Single by Michele Henderson
- Language: English
- Written: 2014
- Published: 2014
- Released: 2014
- Recorded: 2014
- Genre: Hymn Calypso music
- Length: 0:52
- Songwriter: Michele Henderson
- Composer: Michele Henderson
- Lyricist: Michele Henderson

= Celebrating Caricom =

Celebrating Caricom, also known as CARICOM Song, is the official anthem of the Caribbean Community (Caricom). The song was written by singer Michele Henderson from Dominica.

== Background ==
CARICOM is an intergovernmental organisation that is a political and economic union of 15 member states in the Caribbean, which began with the establishment of the West Indies Federation in 1958. CARICOM was officially established on 4 July 1973 with the signing of the Treaty of Chaguaramas.

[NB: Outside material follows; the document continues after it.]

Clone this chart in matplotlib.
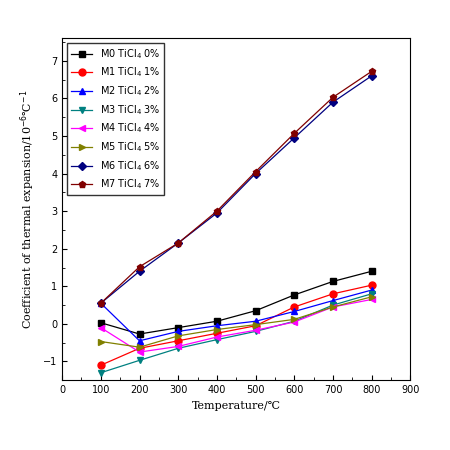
import matplotlib
matplotlib.use("Agg")
import matplotlib.pyplot as plt

temps = [100, 200, 300, 400, 500, 600, 700, 800]
m0 = [0.03, -0.27, -0.1, 0.07, 0.35, 0.77, 1.13, 1.4]
m1 = [-1.1, -0.65, -0.45, -0.25, -0.05, 0.45, 0.8, 1.03]
m2 = [0.55, -0.45, -0.2, -0.05, 0.07, 0.33, 0.62, 0.9]
m3 = [-1.3, -0.97, -0.65, -0.42, -0.2, 0.07, 0.5, 0.8]
m4 = [-0.1, -0.75, -0.6, -0.35, -0.17, 0.05, 0.45, 0.65]
m5 = [-0.47, -0.62, -0.32, -0.15, -0.02, 0.12, 0.45, 0.72]
m6 = [0.55, 1.4, 2.15, 2.95, 4.0, 4.95, 5.9, 6.6]
m7 = [0.55, 1.52, 2.15, 3.0, 4.05, 5.07, 6.03, 6.72]
labels = ["M0 TiCl$_4$ 0%", "M1 TiCl$_4$ 1%", "M2 TiCl$_4$ 2%", "M3 TiCl$_4$ 3%",
          "M4 TiCl$_4$ 4%", "M5 TiCl$_4$ 5%", "M6 TiCl$_4$ 6%", "M7 TiCl$_4$ 7%"]
series = [m0, m1, m2, m3, m4, m5, m6, m7]
colors = ["black", "red", "blue", "teal", "magenta", "olive", "navy", "maroon"]
markers = ["s", "o", "^", "v", "<", ">", "D", "p"]
sizes = [5, 5, 5, 5, 5, 5, 4.2, 5]

fig = plt.figure(figsize=(4.5, 4.5), dpi=100)
ax = fig.add_axes([0.138, 0.155, 0.774, 0.76])
for s, l, c, m, ms in zip(series, labels, colors, markers, sizes):
    ax.plot(temps, s, color=c, marker=m, markersize=ms, linewidth=0.9, label=l)
ax.set_xlim(0, 900)
ax.set_ylim(-1.5, 7.6)
ax.set_xticks(range(0, 901, 100))
ax.set_yticks(range(-1, 8))
ax.set_xticks(range(50, 900, 100), minor=True)
ax.set_yticks([x + 0.5 for x in range(-2, 8)], minor=True)
ax.tick_params(labelsize=7, direction="in", which="both")
ax.tick_params(which="minor", length=2)
ax.set_xlabel("Temperature/℃", fontsize=8, family="DejaVu Serif")
ax.set_ylabel("Coefficient of thermal expansion/10$^{-6}$℃$^{-1}$", fontsize=8, family="DejaVu Serif")
ax.legend(loc="upper left", fontsize=7, frameon=True, fancybox=False, edgecolor="black",
          handlelength=2.2, labelspacing=0.5)
fig.savefig("out.png")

It was decided that for the occasion of the organization's 40th anniversary, an anthem would be chosen through a competition in 2013. The winning song had prize money of USD 10,000 for the winner, USD 5,000 for second place, and USD 2,500 for third place.

Michele Henderson won the competition with this song, after qualifying among the six finalists in her home country of Dominica. Suriname selected six finalists from 22 entries and the other countries also submitted six entries. The judging took place at the Secretariat of the Caribbean Community in Georgetown in Guyana. The first official performance took place on Tuesday 1 July 2014 at the opening ceremony for the Thirty-Fifth Regional Meeting of the Conference of Heads of Government in Antigua and Barbuda.